I think these questions, and words are important in order for the work to survive. Im thinking about a quote from “Ghost Of” by Diana Khoi Nguyen ,“The solitary bee struggles to fly." In this book I'm really interested in the way she's holding space for others who have passed, or can no longer hold space for themselves.   I'm researching artists that I feel are building new frames for blackness, and queerness. I'm really interested in Solange, because of her use of portraiture. She is using these portraits she is building to change the way viewers see blackness. Cheyenne Kimora is another artist that I’m looking at. She is a designer, she works with crystals and different fabrics. She has made crystal du-rags, denim shorts, jackets, pants, etc. I am interested in the way she is dripping, I feel like  she is framing flyness in a new way. I am really interested in the way that she is giving glamour to blackness. I am interested in how she  takes beauty, and luxury and gives it to blackness.

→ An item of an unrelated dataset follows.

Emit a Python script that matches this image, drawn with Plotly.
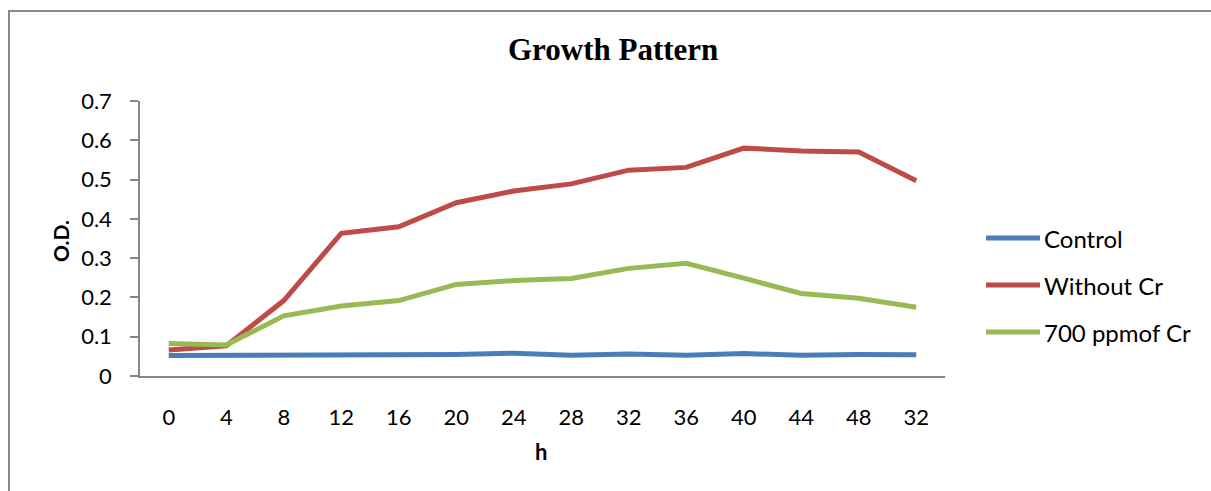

In order for the work to survive I need other people present in some form. There must be some type of community at all times for group movement to happen. Performance will not require a certain amount of performers, as long as spectators are active as well. This is where solidarity comes into play, everyone on all sides must be held accountable in order for solidarity to be possible. We all have to hold space for each other, and hold each other to create the environmental safety needed to execute this work.